This coming Saturday, I am off to Australia to give a series of speeches to government and industry on food safety and the legal implications. My first talk is in Queensland, where I will be speaking on “Class Actions Relating to Foodborne Illness in the USA.” My next series will be in Melbourne – “The Science and Law of Tracking Foodborne Illness” and “Pure and Wholesome: Is Food A Risky Business?”

Being gone for a bit “Down Under” made me think about the obvious and growing crisis in the safety of the US food supply, both domestic and imported. Over the years I have asked repeatedly that I be “put out of business.” Yet, business for my law firm has never been better. For example:

–  In the Fall of 2006, E. coli in lettuce in Utah nearly killed two young women, E. coli in spinach sickened hundreds nationwide and killed at least four, and Salmonella in tomatoes caused two outbreaks of hundreds each that went nearly unnoticed.
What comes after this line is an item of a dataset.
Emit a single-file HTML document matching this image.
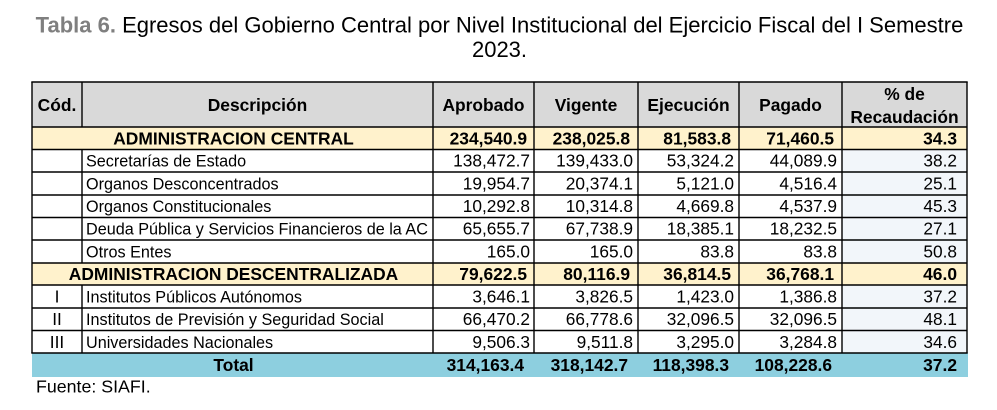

–  Valentines Day 2007 brought the recall of 180,000,000 jars of peanut butter and a landslide of lawsuits, including 30 class action lawsuits.

–  Spring 2007 arrived and showed us that recent meat industry efforts at improving meat safety have begun to erode, with 7,000,000 pounds of meat recalled and over 50 ill in several (seemingly) unrelated outbreaks across the country.

–  Then it was Salmonella in Veggie Booty, 700 sickened in Chicago from eating contaminated hummus, and now botulism in canned chili.

It all does make you wonder, as one Congressman quipped: “Who needs Al-Qaeda when you have got E. coli?”

I will not be gone long, and I will—to some folks’ dismay—still be connected. But while I am gone, why doesn’t the entire food chain—from “farm-to-fork”—think about ways to enhance the safety of the food supply, such as:

Growers:

  1. Develop and implement Hazard Analysis Critical Control Point-based systems (and if you can’t have HACCP on the farm, say HACCP-based);
  2. Conduct microbial testing on soils, water and product on a routine basis;
  3. Develop a product coding system down to the unit package level (bag, clamshell) allowing rapid trace back;
  4. Support mandatory regulation of the produce industry at Federal, State and local levels; and
  5. Support research to determine the critical values for the safety of food, water, air and soils in farming operations.

Manufacturers:

  1. Improve Hazard Analysis Critical Control Point systems;
  2. Create a culture of food safety and sanitation within the firm;
  3. Institute a profit sharing model to engage employees fully in the health and well-being of the organization;
  4. Require all suppliers of raw materials to have HACCP systems in place; and
  5. Audit yourself and your suppliers.

Restaurants:

  1. Train and certify managers and train employees in food safety;
  2. Create a culture of food safety within the firm;
  3. Provide frontline management with the authority, not just the responsibility, for food safety;
  4. Provide a line item budget for food safety; and
  5. Provide accessible health insurance for employees.

Regulators:

  1. Build win-win industry partnerships while maintaining autonomy to independently protect public health;
  2. Provide an outsourced system to maintain inspection schedules, shift cost to industry;
  3. Require all operators of all food-related businesses to have a valid, verifiable food safety management system;
  4. Develop and implement science-based auditing techniques moving away from the poke-and-sniff inspection models; and
  5. Apply risk assessment to identify high risk operations for more intensive interventions and strengthen surveillance.

Consumers:

  1. Support consumer activist organizations that base their platforms on science and public health protection;
  2. Become more knowledgeable about food safety;
  3. Use a thermometer when cooking and do not undercook or consume raw high-risk foods such as ground beef, seafood, and chicken;
  4. Demand that restaurants be graded for food safety and that the grades be posted; and
  5. Support your Federal, State and local government’s efforts in food safety regulation and vote for candidates that value public health protection.

I wish you the best on your assignments. And, remember, I will be 14 hours and 1 day ahead of you.

And, no, it is not a family reunion.